4. Access Quantum Hardware via Cloud Platforms
You don’t need to own a quantum computer to experiment. Leading tech companies offer access to quantum processors through the cloud:
- IBM Quantum Experience: Free and paid access to IBM’s quantum systems.
- Google Quantum AI: Tools and documentation for quantum research.
- Azure Quantum: Microsoft’s cloud-based quantum ecosystem.
5. Stay Informed
Quantum computing is evolving rapidly.
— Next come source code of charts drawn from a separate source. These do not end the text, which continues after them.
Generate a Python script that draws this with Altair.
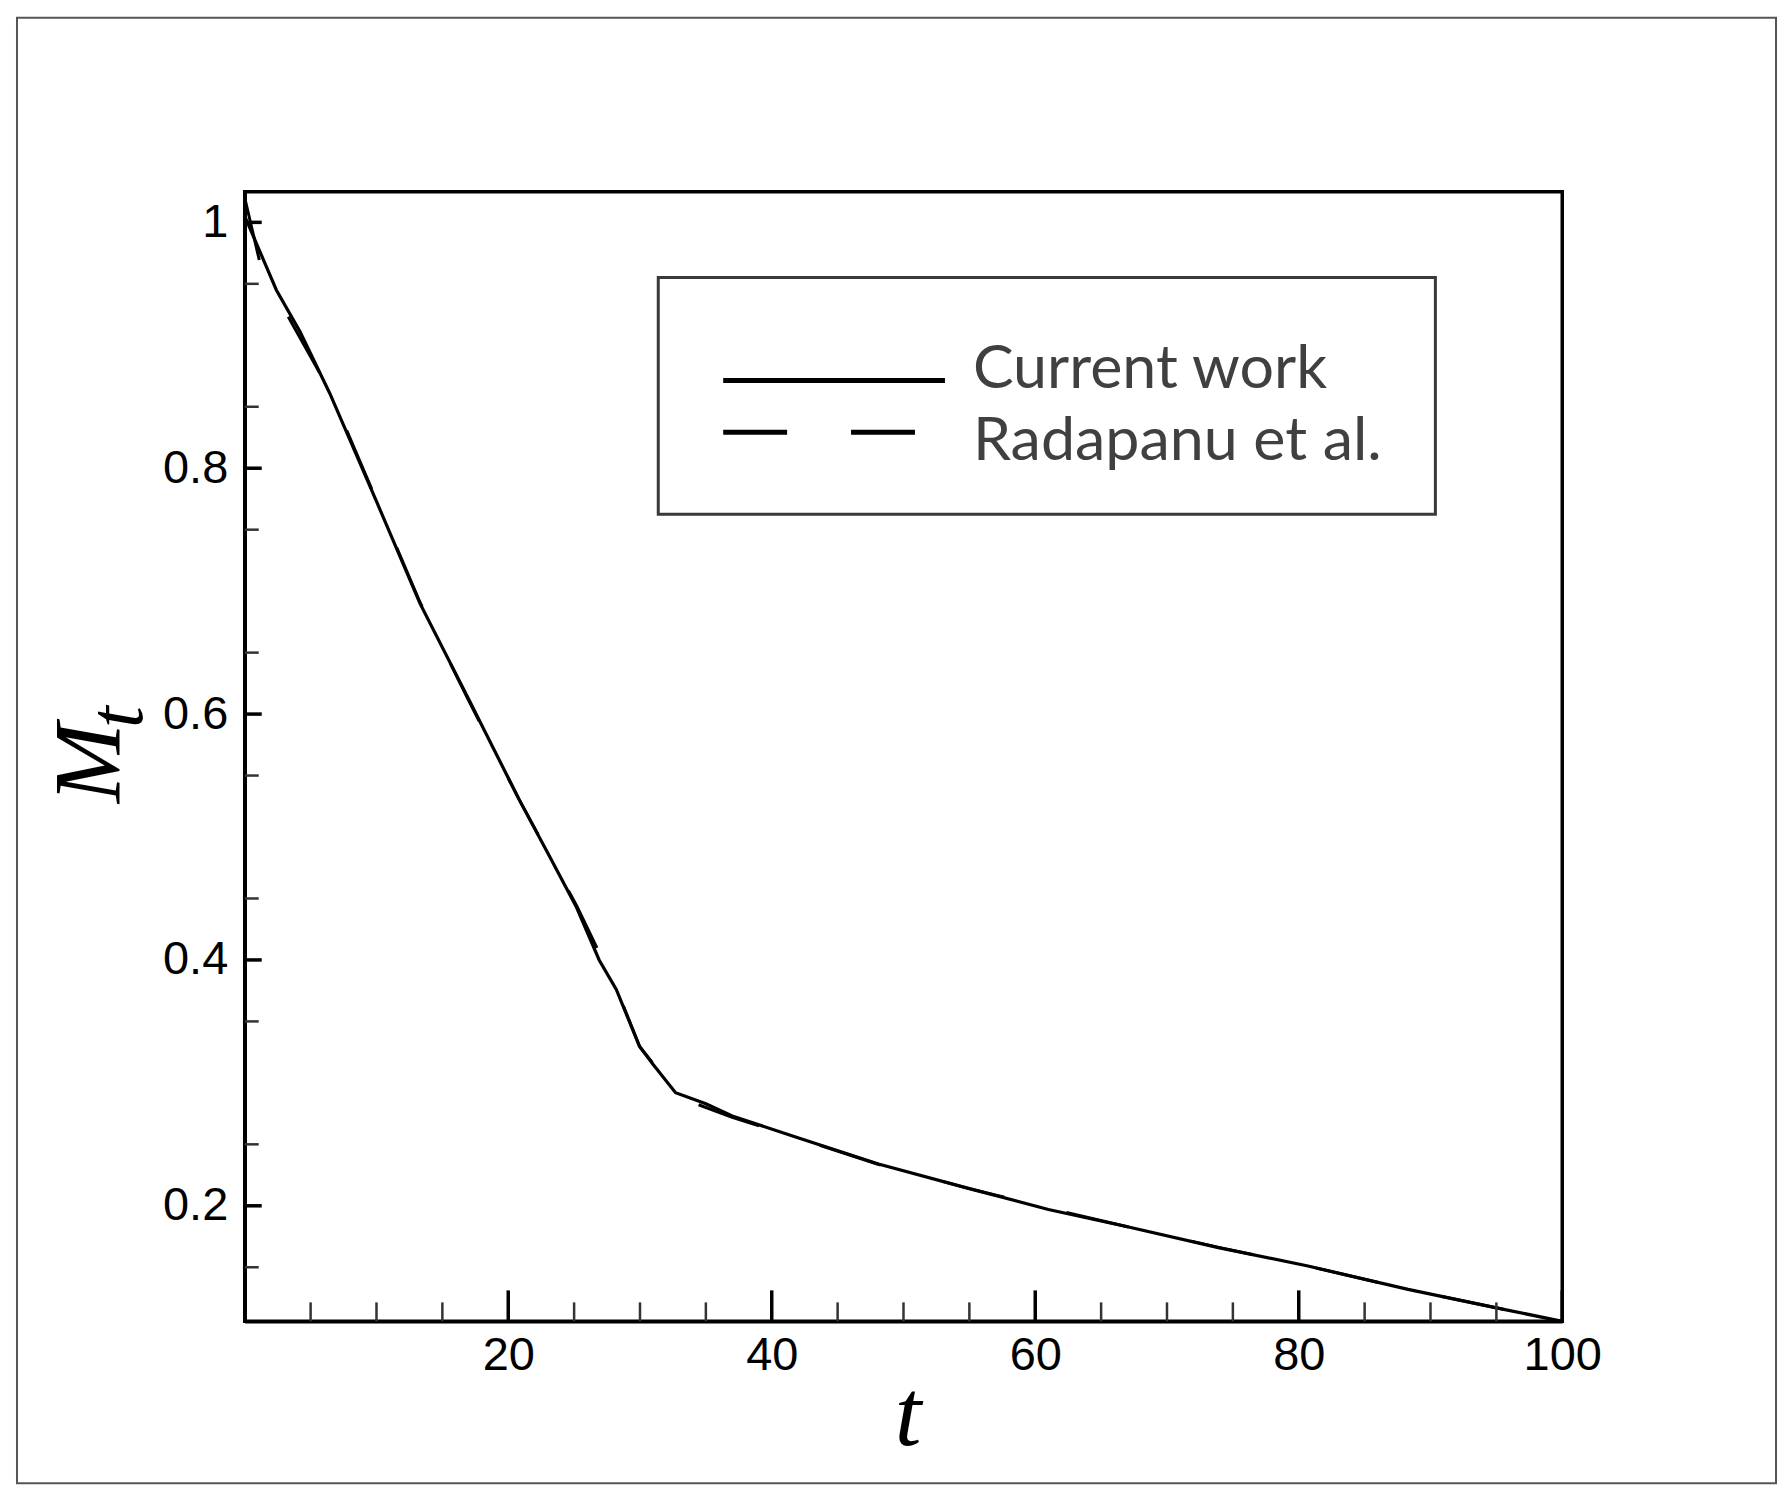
import altair as alt
import pandas as pd

# ---- data ----
t_current = [0, 2.4, 4.2, 6.45, 10, 13.3, 17, 20.85, 23, 25.15, 26.9, 28.2, 29.95, 31,
             32.7, 35, 37, 42.1, 48.1, 55, 61, 67, 73.9, 80.7, 88.3, 95, 100]
m_current = [1.005, 0.945, 0.911, 0.861, 0.773, 0.690, 0.612, 0.530, 0.487, 0.4435, 0.400,
             0.376, 0.330, 0.315, 0.292, 0.283, 0.273, 0.255, 0.234, 0.214, 0.197, 0.183,
             0.166, 0.151, 0.132, 0.117, 0.106]

t_radapanu = [0, 1.2, 2.4, 3.0, 6.5, 10, 13.3, 17, 20.8, 25.2, 28.2, 30, 31.2, 33.5, 37,
              42, 48, 55, 61, 67, 74, 80.7, 88.3, 95, 100]
m_radapanu = [1.02, 0.965, 0.943, 0.929, 0.862, 0.774, 0.691, 0.611, 0.531, 0.444, 0.377,
              0.329, 0.313, 0.286, 0.272, 0.255, 0.234, 0.214, 0.198, 0.183, 0.166, 0.151,
              0.132, 0.117, 0.106]

series_names = ["Current work", "Radapanu et al."]

x_label_values = [20, 40, 60, 80, 100]
y_label_values = [0.2, 0.4, 0.6, 0.8, 1.0]
x_major_ticks = [0, 20, 40, 60, 80, 100]
x_minor_ticks = [5, 10, 15, 25, 30, 35, 45, 50, 55, 65, 70, 75, 85, 90, 95]
y_major_ticks = [0.2, 0.4, 0.6, 0.8, 1.0]
y_minor_ticks = [0.15, 0.25, 0.35, 0.45, 0.55, 0.65, 0.75, 0.85, 0.95]

x_title = "t"
y_title_main = "M"
y_title_sub = "t"

# ---- layout ----
W, H = 1319, 1131

df_cur = pd.DataFrame({"t": t_current, "M": m_current})
df_rad = pd.DataFrame({"t": t_radapanu, "M": m_radapanu})
dummy = pd.DataFrame({"d": [0]})

x_scale = alt.Scale(domain=[0, 100], nice=False, zero=False)
y_scale = alt.Scale(domain=[0.106, 1.025], nice=False, zero=False)

x_axis = alt.Axis(values=x_label_values, format="d", labelFont="Liberation Sans",
                  labelFontSize=47, labelColor="black", labelPadding=11, ticks=False,
                  tickSize=0, domainColor="black", domainWidth=3.5, title=None,
                  grid=False, labelFlush=False, labelOverlap=False)
y_axis = alt.Axis(values=y_label_values, format="~g", labelFont="Liberation Sans",
                  labelFontSize=47, labelColor="black", labelPadding=17, ticks=False,
                  tickSize=0, domainColor="black", domainWidth=3.5, title=None,
                  grid=False, labelFlush=False, labelOverlap=False)


def X(field):
    return alt.X(f"{field}:Q", scale=x_scale, axis=x_axis)


def Y(field):
    return alt.Y(f"{field}:Q", scale=y_scale, axis=y_axis)


outer = alt.Chart(dummy).mark_rect(fill="white", fillOpacity=0, stroke="#555555",
                                   strokeWidth=2).encode(
    x=alt.value(-228), x2=alt.value(1533), y=alt.value(-174), y2=alt.value(1293))

rad_line = alt.Chart(df_rad).mark_line(color="black", strokeWidth=3,
                                       strokeDash=[64, 64]).encode(x=X("t"), y=Y("M"))

cur_line = alt.Chart(df_cur).mark_line(color="black", strokeWidth=3.2).encode(
    x=X("t"), y=Y("M"))

xmaj = alt.Chart(pd.DataFrame({"t": x_major_ticks})).mark_rule(
    color="black", strokeWidth=3.5).encode(
    x=X("t"), y=alt.value(H), y2=alt.value(H - 31))
xmin = alt.Chart(pd.DataFrame({"t": x_minor_ticks})).mark_rule(
    color="#333333", strokeWidth=2.5).encode(
    x=X("t"), y=alt.value(H), y2=alt.value(H - 19))
ymaj = alt.Chart(pd.DataFrame({"M": y_major_ticks})).mark_rule(
    color="black", strokeWidth=3.5).encode(
    y=Y("M"), x=alt.value(0), x2=alt.value(17))
ymin = alt.Chart(pd.DataFrame({"M": y_minor_ticks})).mark_rule(
    color="#333333", strokeWidth=2.5).encode(
    y=Y("M"), x=alt.value(0), x2=alt.value(14))

# legend
leg_box = alt.Chart(dummy).mark_rect(fill="white", stroke="#3a3a3a", strokeWidth=3).encode(
    x=alt.value(414), x2=alt.value(1192), y=alt.value(86), y2=alt.value(323))
leg_solid = alt.Chart(dummy).mark_rule(color="black", strokeWidth=5).encode(
    x=alt.value(479), x2=alt.value(701), y=alt.value(189))
leg_dash = alt.Chart(dummy).mark_rule(color="black", strokeWidth=5,
                                      strokeDash=[64, 64]).encode(
    x=alt.value(479), x2=alt.value(671), y=alt.value(241))
leg_texts = []
for name, ypos in zip(series_names, [197, 269]):
    leg_texts.append(
        alt.Chart(dummy).mark_text(text=name, align="left", baseline="alphabetic",
                                   font="Lato", fontSize=61, color="#404040").encode(
            x=alt.value(729), y=alt.value(ypos)))

# axis titles
xt = alt.Chart(dummy).mark_text(text=x_title, font="Liberation Serif", fontStyle="italic",
                                fontSize=96, align="center", baseline="alphabetic",
                                color="black").encode(x=alt.value(664), y=alt.value(1255))
ytm = alt.Chart(dummy).mark_text(text=y_title_main, font="Liberation Serif",
                                 fontStyle="italic", fontSize=96, angle=270, align="left",
                                 baseline="alphabetic", color="black").encode(
    x=alt.value(-125), y=alt.value(612))
yts = alt.Chart(dummy).mark_text(text=y_title_sub, font="Liberation Serif",
                                 fontStyle="italic", fontSize=78, angle=270, align="left",
                                 baseline="alphabetic", color="black").encode(
    x=alt.value(-103), y=alt.value(537))

chart = alt.layer(outer, rad_line, cur_line, xmaj, xmin, ymaj, ymin,
                  leg_box, leg_solid, leg_dash, *leg_texts, xt, ytm, yts).properties(
    width=W, height=H,
    autosize=alt.AutoSizeParams(type="none"),
    padding={"left": 237, "top": 183, "right": 222, "bottom": 170},
).configure_view(stroke="black", strokeWidth=3.5).configure_axis(grid=False)

chart.save("out.html", embed_options={"renderer": "svg", "actions": False})
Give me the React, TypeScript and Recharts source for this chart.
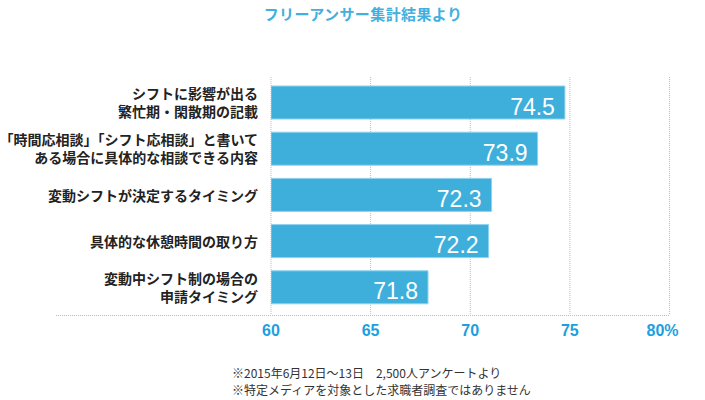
import React from "react";
import { BarChart, Bar, XAxis, YAxis, CartesianGrid, LabelList } from "recharts";

const title = "フリーアンサー集計結果より";
const categories = [
  "シフトに影響が出る\n繁忙期・閑散期の記載",
  "「時間応相談」「シフト応相談」と書いて\nある場合に具体的な相談できる内容",
  "変動シフトが決定するタイミング",
  "具体的な休憩時間の取り方",
  "変動中シフト制の場合の\n申請タイミング",
];
// bar lengths as drawn in the picture
const barLengths = [74.75, 73.38, 71.07, 70.92, 67.88];
// numbers printed on the bars
const labelValues = [74.5, 73.9, 72.3, 72.2, 71.8];
const xTicks = [60, 65, 70, 75, 80];
const notes = [
  "※2015年6月12日〜13日　2,500人アンケートより",
  "※特定メディアを対象とした求職者調査ではありません",
];

const data = categories.map((c, i) => ({
  name: c,
  length: barLengths[i],
  label: labelValues[i].toFixed(1),
}));

const JP = '"Noto Sans CJK JP", "Noto Sans", sans-serif';
const BLUE = "#3eaedb";
const GRID = "#86cdee";

const YTick = (props: any) => {
  const { x, y, payload } = props;
  const lines = String(payload.value).split("\n");
  const lh = 18;
  return (
    <text
      x={x}
      y={y}
      textAnchor="end"
      fill="#222"
      fontFamily={JP}
      fontWeight={700}
      fontSize={14}
    >
      {lines.map((l, i) => (
        <tspan
          key={i}
          x={x}
          y={y + (i - (lines.length - 1) / 2) * lh}
          dominantBaseline="central"
        >
          {l}
        </tspan>
      ))}
    </text>
  );
};

const XTick = (props: any) => {
  const { x, y, payload, index } = props;
  const last = index === xTicks.length - 1;
  return (
    <text
      x={last ? x - 7 : x}
      y={y}
      dy="0.71em"
      textAnchor="middle"
      fill="#1d9fdf"
      fontFamily='"Liberation Sans", Arial, sans-serif'
      fontWeight={700}
      fontSize={16}
    >
      {last ? `${payload.value}%` : payload.value}
    </text>
  );
};

const ValueLabel = (props: any) => {
  const { x, y, width, height, value } = props;
  return (
    <text
      x={x + width - 10}
      y={y + height / 2 + 4}
      dominantBaseline="central"
      textAnchor="end"
      fill="#fff"
      fontFamily='"Liberation Sans", Arial, sans-serif'
      fontSize={23}
    >
      {value}
    </text>
  );
};

export default function App() {
  return (
    <div style={{ position: "absolute", left: 0, top: 0, width: 705, height: 400, background: "#fff" }}>
      <div
        style={{
          position: "absolute",
          left: 0,
          width: 726,
          top: 4,
          textAlign: "center",
          fontFamily: JP,
          fontWeight: 700,
          fontSize: 15,
          letterSpacing: 0.4,
          color: "#41afe0",
          lineHeight: "20px",
        }}
      >
        {title}
      </div>
      <BarChart
        width={705}
        height={400}
        layout="vertical"
        data={data}
        margin={{ top: 77, right: 35.5, bottom: 55, left: 0 }}
        barSize={33}
      >
        <CartesianGrid horizontal={false} vertical stroke={GRID} strokeDasharray="1 1" />
        <XAxis
          type="number"
          domain={[60, 80]}
          ticks={xTicks}
          allowDataOverflow
          height={30}
          axisLine={false}
          tickLine={false}
          tickSize={6}
          tickMargin={4}
          tick={<XTick />}
          interval={0}
        />
        <YAxis
          type="category"
          dataKey="name"
          width={271}
          axisLine={false}
          tickLine={false}
          tickSize={0}
          tickMargin={13}
          tick={<YTick />}
          interval={0}
          padding={{ top: 2, bottom: 5 }}
        />
        <Bar dataKey="length" fill={BLUE} stroke="#8fd2ef" strokeWidth={1} isAnimationActive={false}>
          <LabelList dataKey="label" content={<ValueLabel />} />
        </Bar>
      </BarChart>
      <div
        style={{
          position: "absolute",
          left: 56,
          top: 315,
          width: 613,
          borderTop: `1px dotted ${GRID}`,
        }}
      />
      <div
        style={{
          position: "absolute",
          left: 232,
          top: 365,
          fontFamily: JP,
          fontSize: 12,
          lineHeight: "16.5px",
          color: "#333",
          whiteSpace: "pre",
        }}
      >
        {notes.map((n, i) => (
          <div key={i}>{n}</div>
        ))}
      </div>
    </div>
  );
}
Stay updated by following:
- Blogs and forums like IBM Quantum and Quantum Computing Stack Exchange.
- Academic papers for cutting-edge developments.
- Online courses on platforms like Coursera, edX, or Brilliant.
Challenges in Quantum Computing
- Error Rates: Qubits are prone to errors due to environmental factors.
- Scalability: Building larger, more stable quantum computers remains a technical hurdle.
- Specialization: Quantum computing is not a replacement for classical computers but a complement for specific tasks.
Conclusion
Quantum computing is an exciting frontier with the potential to revolutionize industries. While it’s still in its infancy, developers who start learning now will be better positioned to leverage its capabilities as it matures. Begin by exploring quantum programming frameworks, experimenting with algorithms, and staying informed about advancements in the field. The quantum future is closer than you think—start preparing today!